To the extent that people are reading my post and basically backpedaling and insisting "Oh, no, it's the integration all along that we've been pitching"... well, I don't particularly enjoy the rewriting of history, but other than that... yes! Good! Do that! Pitch the integration! It's a legitimate advantage! But it's not 2005 anymore. Every major compiled language can handle tens or hundreds of thousands of connections on a reasonably sized server. Every language has solutions for running this robustly and with decoupled architecture. Every language has solutions to the problems now. BEAM's in a crowd now, whether it likes it or not.
There is no gold standard for these technologies any more. One might as well ask "well, what's the best computer?" There's no answer to that question. Narrow it down to "what's the best gaming computer" and you can still ask "what sort of games" and it'll be a crowded field. There's more options that anyone can even analyze anymore.

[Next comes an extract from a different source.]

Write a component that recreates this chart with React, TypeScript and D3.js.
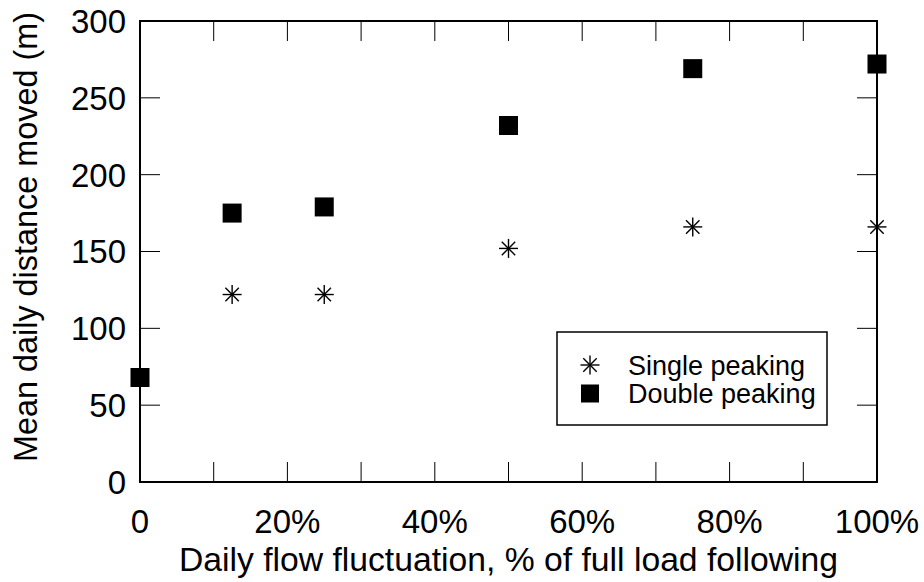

Do note that many things mentioned just happen to be incentivized or default in the BEAM, but are not required at all. Your processes don't have to crash if you don't want to let them crash, exception handling is there. Messages don't have to be 0-or-1, Manifold exists. You are absolutely not forced to use some language, you have NIFs, dirty NIFs, ports, rustler, zigler, pythonx, etc, many offering impeccable ergonomics. Some things may not be as optimized as alternatives are? Sure, but the BEAM works for Whatsapp and Discord and of all things they just use raw ETS for their most important data structure. You almost surely don't need something "better".